09-15-2014, 09:48 PM | #1 |
Addict
Posts: 201
Karma: 1071756
Join Date: Sep 2012
Location: Nova Scotia
Device: Kobo Aura, Nexus 5x
|
How does the calibre viewer calculate page number and total pages?
I'm working on a port of davidfor's Kobo Utilities to Sony, and trying to find a reasonable way to find my position in a book that I'm currently reading. Sony doesn't make it easy. If you downloaded a book from Sony's store, or since they sold out, from Kobo, they maintain a table that gives amongst other things "percent read", but if your book is sideloaded, Sony appears to calculate the number of pages and your current page number on the fly, and it's never saved in its database (and of course they don't tell US how they do it).
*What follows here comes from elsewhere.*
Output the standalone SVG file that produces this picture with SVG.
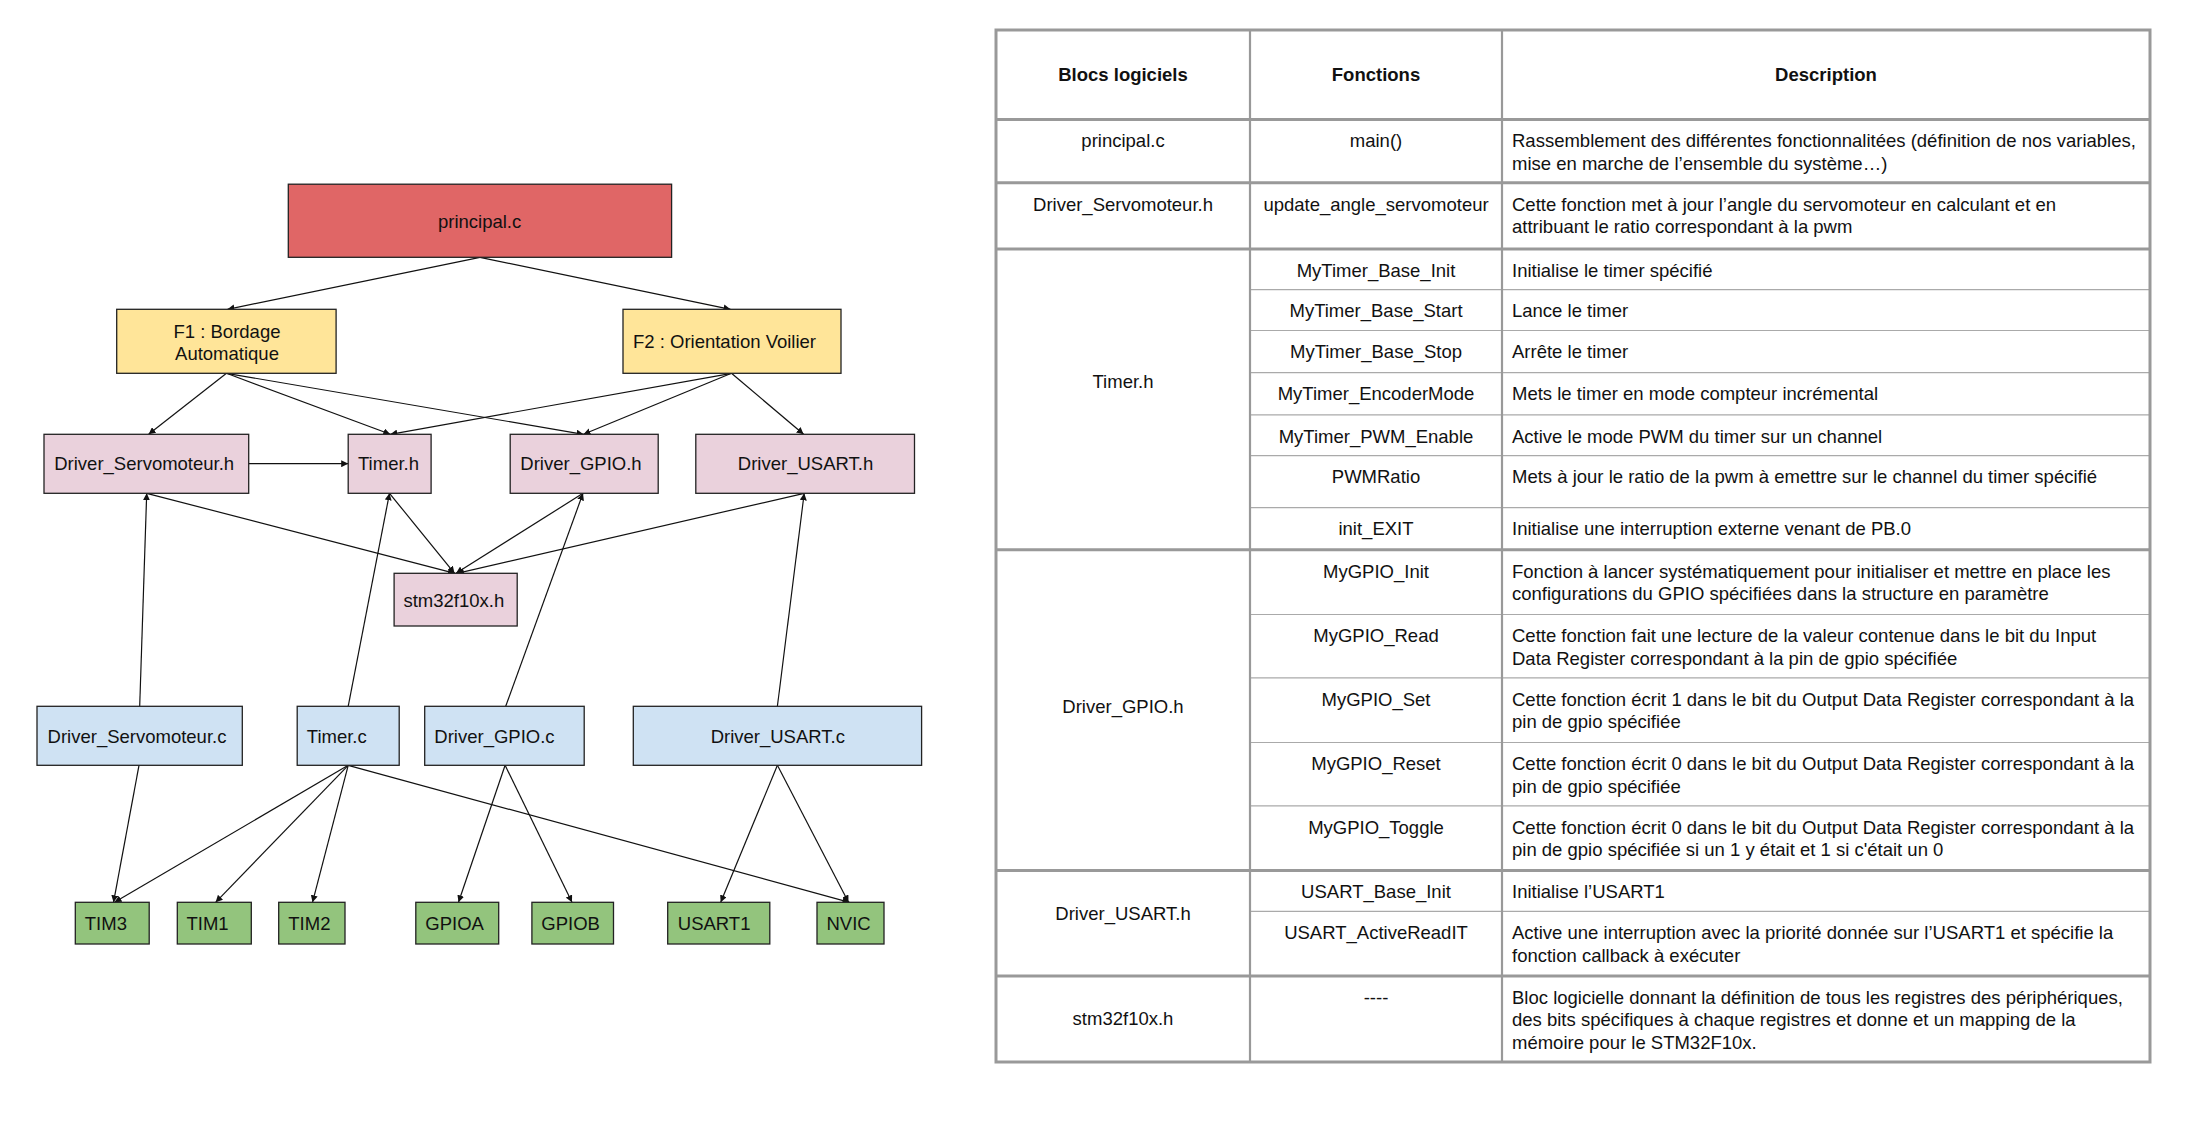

So, I'm trying to figure out how the calibre viewer calculates these numbers, and can't find the code anywhere. |
09-16-2014, 12:00 AM | #2 |
creator of calibre
Posts: 44,303
Karma: 23661992
Join Date: Oct 2006
Location: Mumbai, India
Device: Various
|
iterator/book.py
|
Advert | |
|
09-16-2014, 12:35 AM | #3 |
Grand Sorcerer
Posts: 24,905
Karma: 47303822
Join Date: Jul 2011
Location: Sydney, Australia
Device: Kobo:Touch,Glo, AuraH2O, GloHD,AuraONE, ClaraHD, Libra H2O; tolinoepos
|
For epubs on the Sony devices, the number of pages will be calculated by the Adobe RMSDK. And the current page will be based on that. The description of the method is in the Wiki, but have a look the Count Pages for an implementation.
To calculate a percent read, what Kovid pointed to should work. You will also need the current position from the database on the Sony. From memory, this is stored in an Adobe specific way. I assume it comes from the RMSDK as the Kobo's use it for epubs as well. The calibre viewer uses a different position method (the same as for epub3?). I don't know if there is already a way to translate between them, but it shouldn't be to hard*. From memory, iterator/book.py has to unpack the book to work. That means calculating the percent read could take some time. For one book, it shouldn't be to bad, but if you are doing it for all the books on the device, it might take a while. I suppose that should only happen once when the store positions is first run. * Imagine me laughing maniacally while I typed that. |
09-16-2014, 09:10 AM | #4 |
Addict
Posts: 201
Karma: 1071756
Join Date: Sep 2012
Location: Nova Scotia
Device: Kobo Aura, Nexus 5x
|
As far as I can tell, the only thing that Sony stores for position of sideloaded books is the bookmark. Which is like an EPUB3 CFI, but not identical (nor is calibre's), but is easily (so much for maniacal laughter!) translated to the calibre format (they're closer to each other than to EPUB3). FWIW, EPUB3 counts nodes (text nodes + tags) while calibre/Sony seem to count only tags, with the significant difference that Sony's CFIs don't count the <HEAD> tag.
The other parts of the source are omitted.